PROBLEM REQUIREMENTS -
For each line that holds "this", copy the line out.

RAW RECORDS -
_ _ _ _

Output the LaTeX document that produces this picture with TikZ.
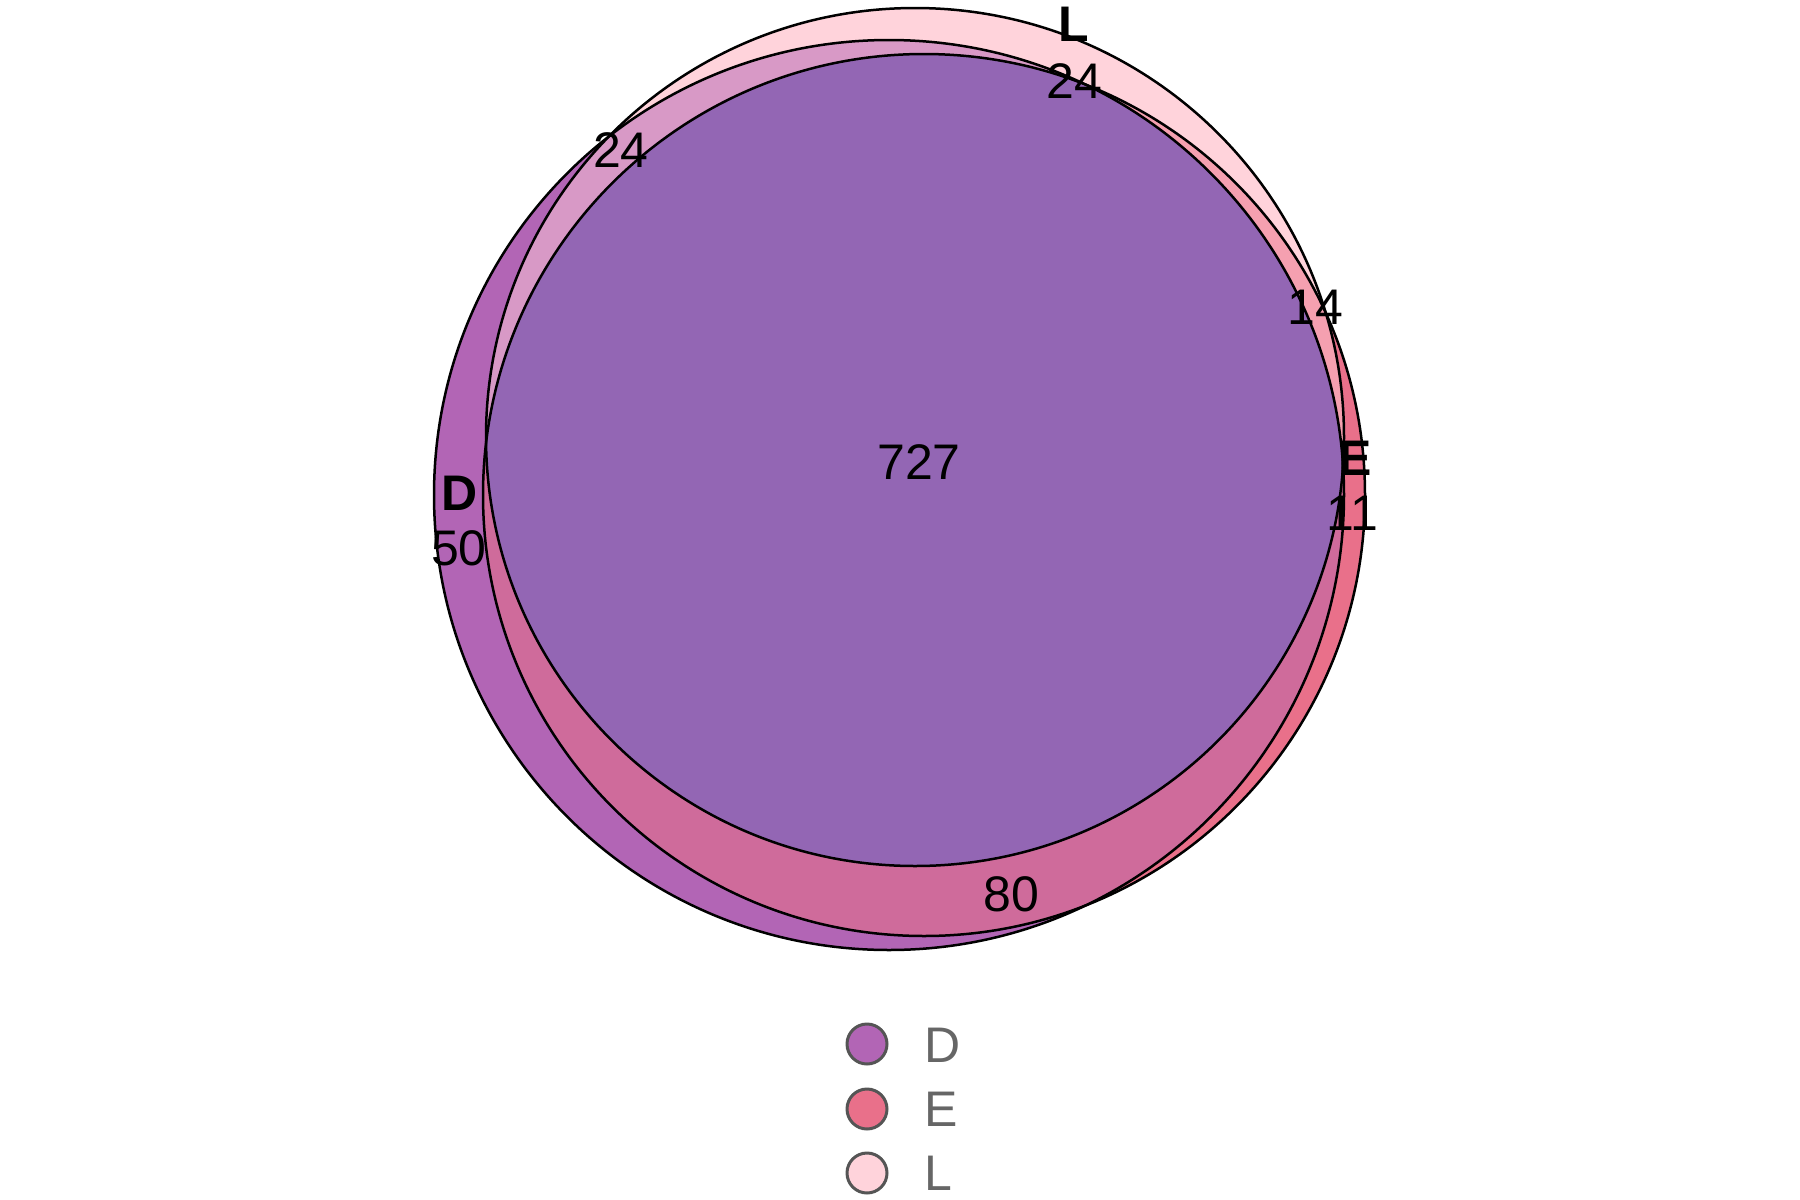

_ _ _ _

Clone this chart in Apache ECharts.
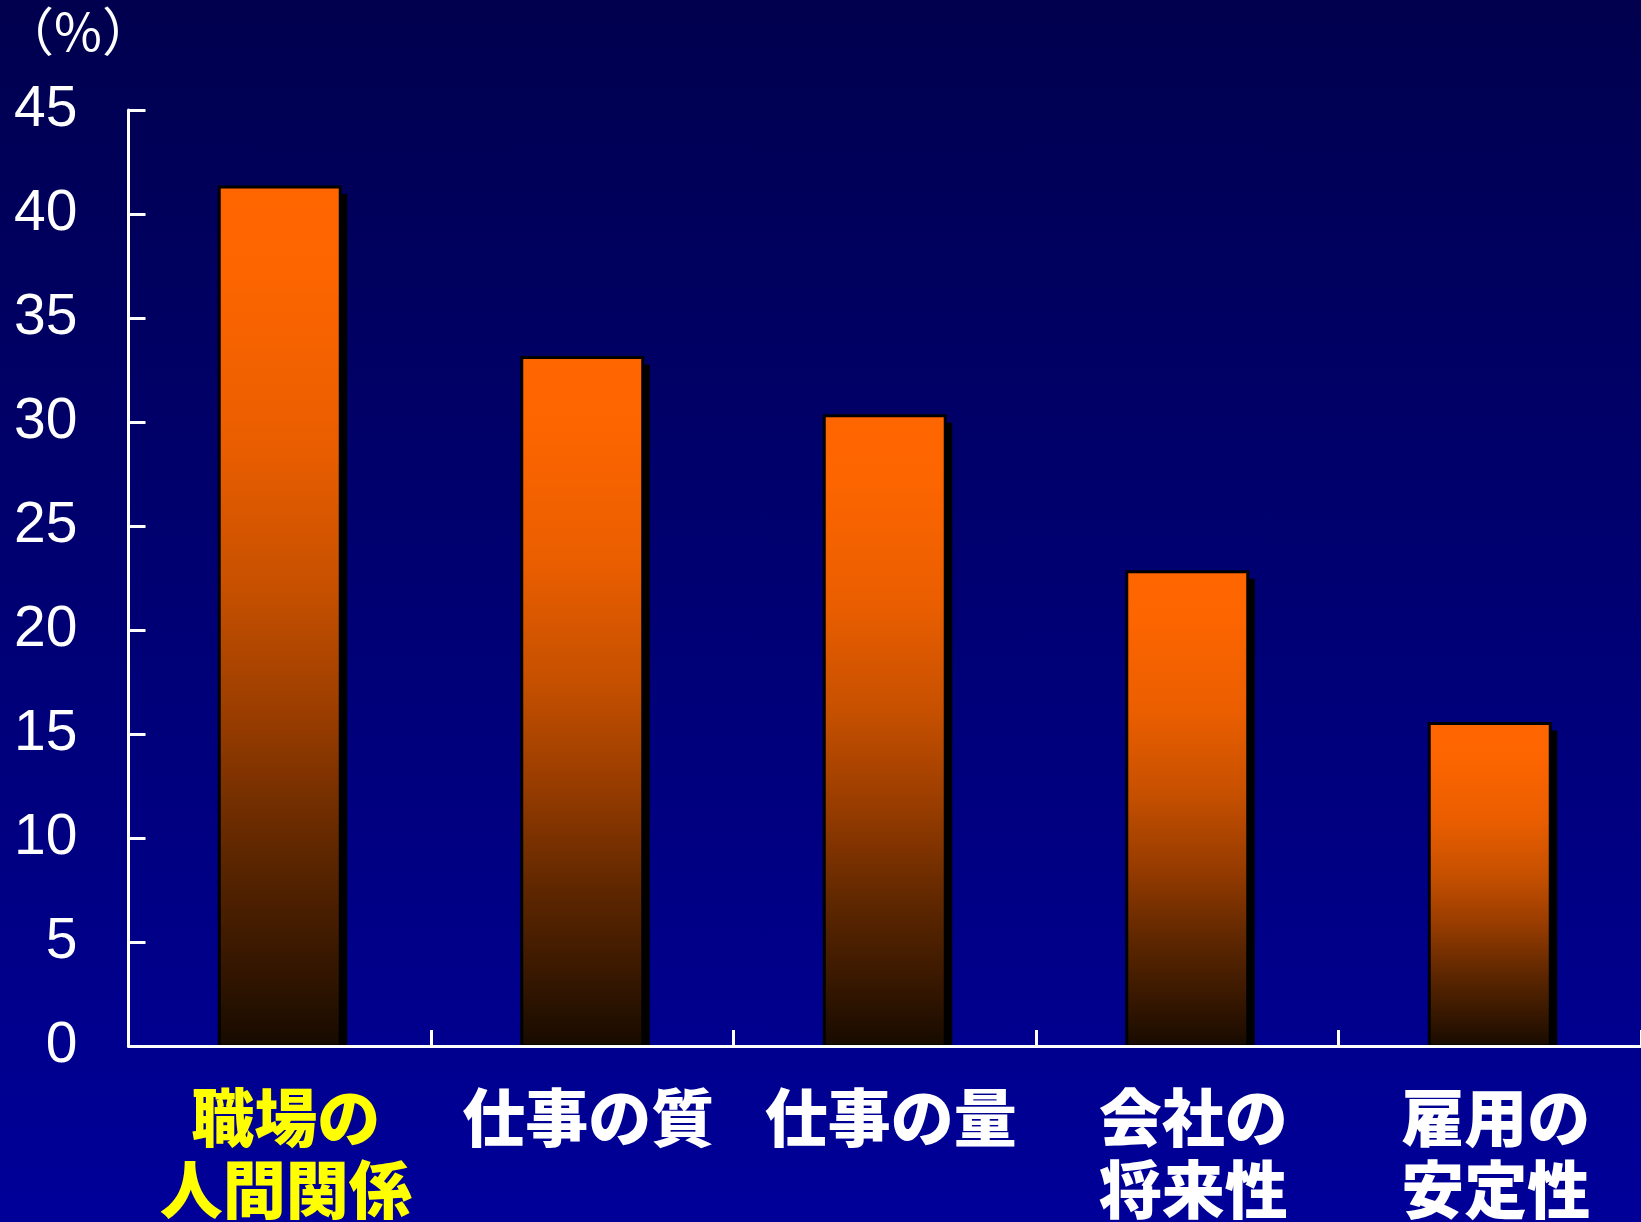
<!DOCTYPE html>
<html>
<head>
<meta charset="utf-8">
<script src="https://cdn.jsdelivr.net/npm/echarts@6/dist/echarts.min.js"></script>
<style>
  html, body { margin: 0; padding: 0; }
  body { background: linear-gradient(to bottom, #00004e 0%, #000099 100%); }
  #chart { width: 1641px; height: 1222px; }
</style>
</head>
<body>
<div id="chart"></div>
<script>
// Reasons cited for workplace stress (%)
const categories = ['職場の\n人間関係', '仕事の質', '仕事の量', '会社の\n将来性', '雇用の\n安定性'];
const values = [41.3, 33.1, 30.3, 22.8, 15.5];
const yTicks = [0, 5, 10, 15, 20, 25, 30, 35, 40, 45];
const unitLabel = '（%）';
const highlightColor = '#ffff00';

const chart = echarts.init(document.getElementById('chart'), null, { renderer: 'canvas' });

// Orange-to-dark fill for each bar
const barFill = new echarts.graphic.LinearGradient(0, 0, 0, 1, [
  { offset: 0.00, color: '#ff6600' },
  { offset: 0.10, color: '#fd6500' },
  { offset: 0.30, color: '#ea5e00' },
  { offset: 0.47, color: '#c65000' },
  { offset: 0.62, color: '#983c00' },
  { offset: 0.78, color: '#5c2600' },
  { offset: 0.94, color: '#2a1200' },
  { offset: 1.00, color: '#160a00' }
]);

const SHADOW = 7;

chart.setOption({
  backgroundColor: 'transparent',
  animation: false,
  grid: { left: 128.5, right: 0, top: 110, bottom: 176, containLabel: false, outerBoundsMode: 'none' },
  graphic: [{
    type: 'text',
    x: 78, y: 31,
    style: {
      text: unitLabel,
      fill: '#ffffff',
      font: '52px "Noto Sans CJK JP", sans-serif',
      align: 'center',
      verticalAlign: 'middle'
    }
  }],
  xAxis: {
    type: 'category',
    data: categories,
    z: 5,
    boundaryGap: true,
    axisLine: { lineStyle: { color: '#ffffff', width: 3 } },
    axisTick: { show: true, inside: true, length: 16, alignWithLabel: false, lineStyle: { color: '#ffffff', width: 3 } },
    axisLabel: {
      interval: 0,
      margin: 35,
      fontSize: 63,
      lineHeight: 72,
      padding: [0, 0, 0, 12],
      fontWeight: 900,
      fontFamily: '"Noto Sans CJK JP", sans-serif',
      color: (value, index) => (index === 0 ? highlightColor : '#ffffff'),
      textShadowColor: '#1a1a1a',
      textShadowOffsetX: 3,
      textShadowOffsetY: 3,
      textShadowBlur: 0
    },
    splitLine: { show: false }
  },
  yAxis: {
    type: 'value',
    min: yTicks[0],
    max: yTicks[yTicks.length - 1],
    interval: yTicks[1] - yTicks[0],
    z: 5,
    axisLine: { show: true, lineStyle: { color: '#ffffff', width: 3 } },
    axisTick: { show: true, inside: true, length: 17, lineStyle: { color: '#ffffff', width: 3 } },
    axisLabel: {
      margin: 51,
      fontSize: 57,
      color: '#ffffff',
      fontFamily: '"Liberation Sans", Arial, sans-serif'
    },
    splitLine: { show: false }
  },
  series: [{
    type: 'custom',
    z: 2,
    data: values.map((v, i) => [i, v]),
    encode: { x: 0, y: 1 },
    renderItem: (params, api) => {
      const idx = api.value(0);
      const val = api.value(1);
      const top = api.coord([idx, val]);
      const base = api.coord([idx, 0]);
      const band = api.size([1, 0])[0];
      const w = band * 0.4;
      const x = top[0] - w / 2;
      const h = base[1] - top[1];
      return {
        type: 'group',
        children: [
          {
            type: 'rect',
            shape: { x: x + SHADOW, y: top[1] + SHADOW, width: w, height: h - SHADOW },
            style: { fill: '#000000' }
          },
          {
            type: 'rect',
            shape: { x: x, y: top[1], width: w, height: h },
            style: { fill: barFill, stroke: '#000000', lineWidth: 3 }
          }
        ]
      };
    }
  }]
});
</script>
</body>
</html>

_ _ _ _

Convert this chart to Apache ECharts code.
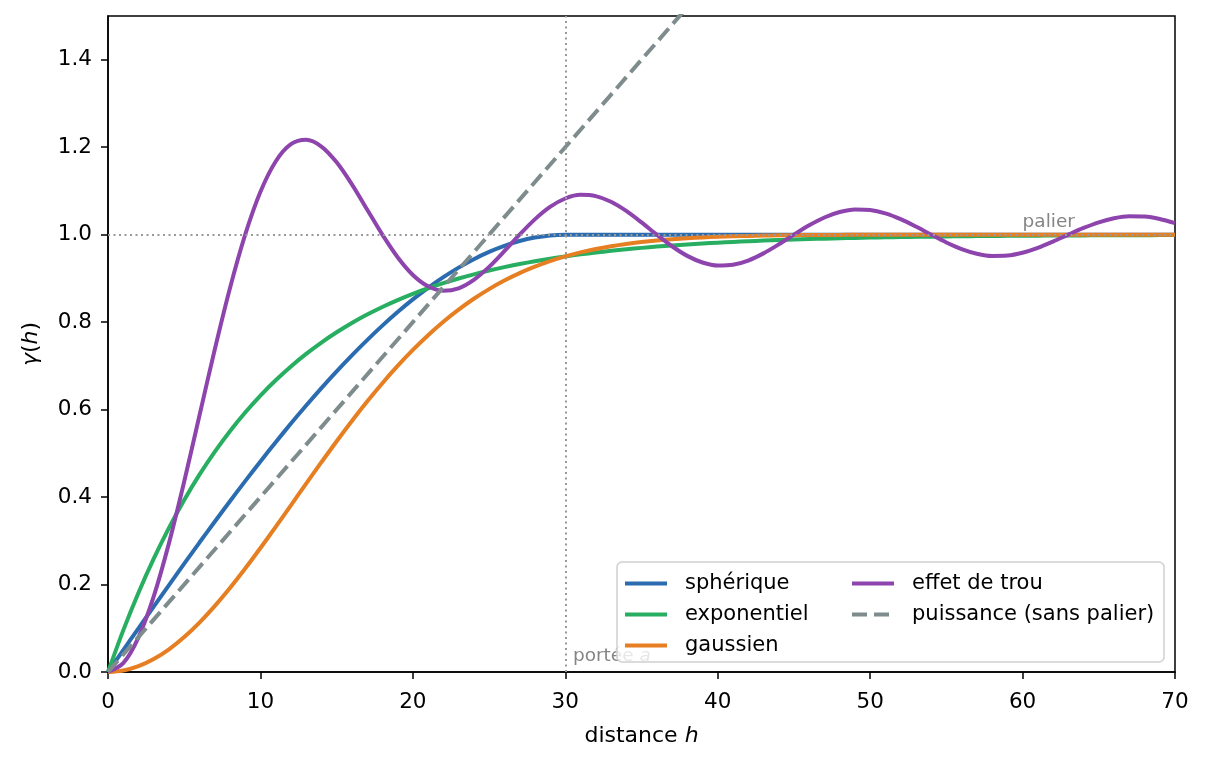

_ _ _ _

ANSWER TO THE EXERCISE -
Output the LaTeX document that produces this picture with TikZ.
Clone this chart in Apache ECharts.
Convert this chart to Apache ECharts code.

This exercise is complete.